When Robert Owen began to advocate socialism in the 1830s it seemed to be simple common sense; so much so that he appealed to the rulers, expecting them to support him. Since then the theoretical difficulties, the fragmentation and the internal conflicts have grown, until now the criticism encountered by any part of the radical and revolutionary movement is likely to come as much from presumed comrades as from defenders of existing conditions. Labour-socialists try to exclude communists while anarchists repudiate them both – and each other too – and the Socialist Party of Great Britain ‘enters the field of political action determined to wage war against all other political parties.’ Rather than diminishing, fragmentation increases; over the last few decades greenists and a new wave of feminists have introduced further divisions, and we have no reason to expect a reversal of this tendency.
A collection of feuding fragments can hardly make any great contribution either to forming a new social order or to destroying an old one; so far as any danger from radicals and revolutionaries goes the dominant institutions may rest secure. But if this movement is not for attacking these institutions, what is it for?

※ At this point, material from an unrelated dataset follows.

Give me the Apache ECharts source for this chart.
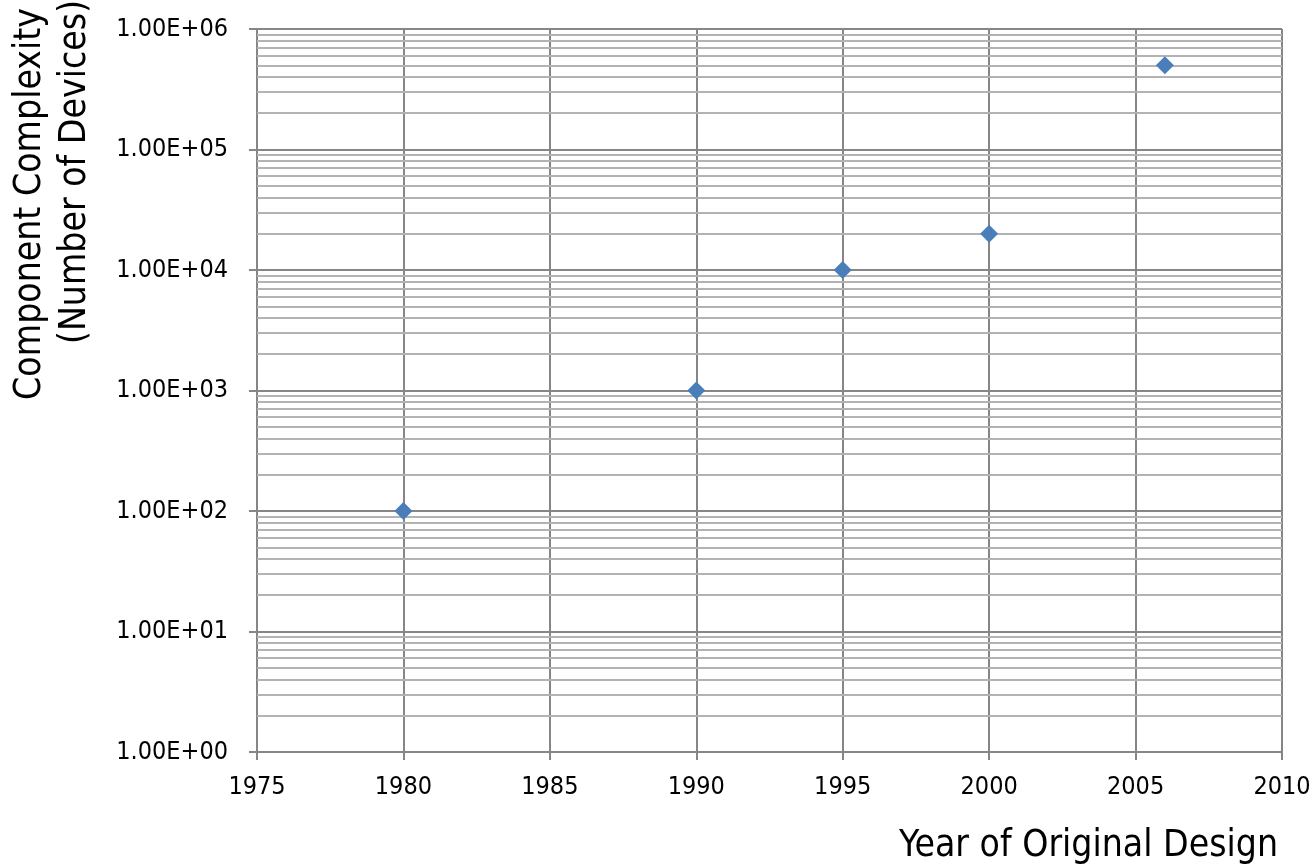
<!DOCTYPE html>
<html><head><meta charset="utf-8">
<script src="https://cdn.jsdelivr.net/npm/echarts@6/dist/echarts.min.js"></script>
<style>html,body{margin:0;padding:0;background:#fff}#c{width:1316px;height:866px}</style>
</head><body><div id="c"></div>
<script>
const years = [1980, 1990, 1995, 2000, 2006];
const devices = [100, 1000, 10000, 20000, 500000];
const yTitle1 = 'Component Complexity';
const yTitle2 = '(Number of Devices)';
const xTitle = 'Year of Original Design';
const minorMultipliers = [2, 3, 4, 5, 6, 7, 8, 9];
const decades = [1, 10, 100, 1000, 10000, 100000];

const minorLines = [];
decades.forEach(d => minorMultipliers.forEach(m => minorLines.push({yAxis: d * m})));

const FONT = 'DejaVu Sans Condensed';
const chart = echarts.init(document.getElementById('c'));
chart.setOption({
  animation: false,
  grid: {left: 257, right: 34, top: 29, bottom: 114},
  xAxis: {
    type: 'value', min: 1975, max: 2010, interval: 5,
    axisLine: {show: true, lineStyle: {color: '#868686', width: 2}},
    axisTick: {show: true, length: 8, lineStyle: {color: '#868686', width: 2}},
    axisLabel: {color: '#000', fontSize: 25, fontFamily: FONT, margin: 23, formatter: v => String(v)},
    splitLine: {show: true, lineStyle: {color: '#868686', width: 2}}
  },
  yAxis: {
    type: 'log', logBase: 10, min: 1, max: 1000000,
    axisLine: {show: true, lineStyle: {color: '#868686', width: 2}},
    axisTick: {show: true, length: 8, lineStyle: {color: '#868686', width: 2}},
    axisLabel: {color: '#000', fontSize: 25, fontFamily: FONT, margin: 29,
      formatter: v => Number(v).toExponential(2).toUpperCase().replace(/E\+(\d)$/, 'E+0$1')},
    splitLine: {show: true, lineStyle: {color: '#868686', width: 2}}
  },
  graphic: [
    {type: 'text', rotation: Math.PI / 2, x: 30, y: 204,
      style: {text: yTitle1, font: '37px "' + FONT + '"', fill: '#000', align: 'center', verticalAlign: 'middle'}},
    {type: 'text', rotation: Math.PI / 2, x: 75, y: 172,
      style: {text: yTitle2, font: '37px "' + FONT + '"', fill: '#000', align: 'center', verticalAlign: 'middle'}},
    {type: 'text', x: 1278, y: 846,
      style: {text: xTitle, font: '37px "' + FONT + '"', fill: '#000', align: 'right', verticalAlign: 'middle'}}
  ],
  series: [
    {type: 'scatter', data: years.map((y, i) => [y, devices[i]]),
      symbol: 'diamond', symbolSize: 18, itemStyle: {color: '#4a7ebb', opacity: 1}, z: 5,
      markLine: {silent: true, symbol: 'none', label: {show: false},
        lineStyle: {color: '#b3b3b3', width: 2, type: 'solid', opacity: 1}, data: minorLines, z: 1}}
  ]
});
</script></body></html>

A similar problem arises in the economic field. The ostensible function of economic activity is to meet human needs, but much buying and selling and competition has little to do with this; it makes sense only when one thinks of the participants as engaged in a tournament of value [1]. In much the same way, the disputes among reformers and revolutionaries often have little to do with attacking dominant institutions or with establishing socialism, communism or anarchism, but a great deal to do with demonstrating the superiority of the participants’ ideas. Much of what is done by the socialist, communist and anarchist movements falls into place when one thinks of the people and groups composing these movements as engaged in a tournament of validity.
Note
[1] See ‘The Enduring Base’ in IC 57.
from Ideological Commentary 58, November 1992.